Until 1986 he taught aesthetics, philosophy of art, and humanities through the arts at Metropolitan State College while maintaining his avid studio practice. He has never not been a painter. He studied art with the painter James F. Parker and the sculptor Robert Mangold. Parker, who was the founding chairman of the art department at the Metropolitan State College in Denver went on to become the director of the Paris campus of the Parsons School of Design before his death in 1985. It was from Parker that Isberg learned his classical drawing techniques as well as being influenced by his advocacy for the New York School of abstract expressionism. In 1973, Isberg exhibited at the Denver Art Museum in the Metropolitan Show, two paintings called “Mescaline Monsters,” and since then has been categorized as an abstract artist. Though much of his work over the years has been figurative.

“Many people claim to see a sharp division between the works they label ‘abstract’ and the more recognizably figurative work. In reality, it is all figurative work. I believe in the power of the figure, and I believe it is enhanced by rarification, abstraction, and the re-presentation of the figure and its elements. That can occur in many forms but, at the core, it is all driven by a devotion to the fundamentally figurative image.” Isberg writes in his bio.

This exhibit is about the re-presented human figure. Isberg’s chair is similar to, yet not like Cezanne’s painting of Madame “Cezanne in a Red Armchair.” In Cezanne’s painting the chair recedes into the background. In Isberg’s “The Chair: C” the red chair has a presence and the figure is leaning forward, her face and body abstracted like a de Kooning woman, but without the violent and angry lines. More a cross between de Kooning and Francis Bacon with a bit of Jenny Saville whose portraits are pressed and melting against an invisible glass. Some of the works have the texture and tone of Egon Schiele. I’m particularly thinking of “Man and Woman I (Lovers 1)” and “The Family” when viewing the two different Isberg paintings titled “The Chair: C, J”

And while it is a series (Isberg has painted more than 50 works, though only a handful are on display in this show) it is not mimetic and does not explore verisimilitude. These works are about paint and about art history and aesthetics. They are influenced by Chaim Soutine (one of the few male figures Isberg painted has a Soutine face. The long nose, the droopy eyes), Henri Matisse, Jean August Dominique Ingres (two female spines merge together to create an Odalisque in another Isberg). They are erotic and unsettling, yet sensual and fantastic. In these paintings one sees Manet’s “Olympia,” Courbet’s “Femme nue” and Lucian Freud’s “Benefits Supervisor Sleeping.” While not purely cubist works, the influence of cubism on Isberg’s abstraction is more Juan Gris than Picasso. Isberg prefers a very shallow picture plane and sometimes it simply does not exist in these paintings. Two small paintings in this exhibition are the most original, with deft paint handling that is at once fauvist and expressionistic. They are about the paint, but also seemed to capture the essence and idea of “The Chair” most for me by breaking down the elements to their essence. They are “The Chair: CT, CB” and “The Chair: CT, N” where the figure and the chair are all chopped up into pure abstraction, but all the formal elements truly stand out. They are distinctive, lush with paint, sybaritic, the chair expressed in the richest chocolate, the floor the deepest rhone red. It all comes together.

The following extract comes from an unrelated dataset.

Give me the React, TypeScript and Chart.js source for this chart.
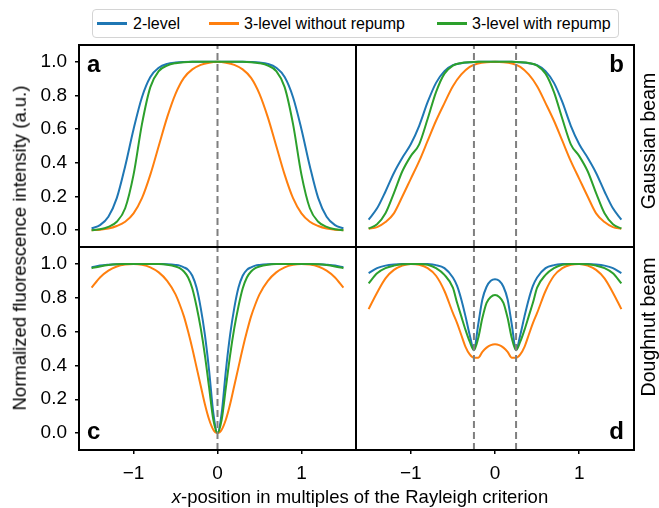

Shy Rabbit Contemporary Arts is located in a warehouse district on the West side of Pagosa Springs, CO. They have been in existence since 2004 offering professional workshops and exhibiting the quality of contemporary art one expects to find in Santa Fe or Denver, not in a metal building off Bastille Drive in a small Southwestern Colorado town. And hey Denver, Isberg is still painting. A true member of Colorado’s counter culture, he should be on your radar. Yes. I’m talking to you Adam Lerner. Just because an artist chooses to leave the art world, doesn’t mean the art world has the right to forget them or ignore them.

 

Note: Leanne Goebel made a correction to this article following it’s initial publication. Many artist’s living and working in Denver and the Front Range showed at 1418 gallery, some were well established at the time and did not get their start at the gallery.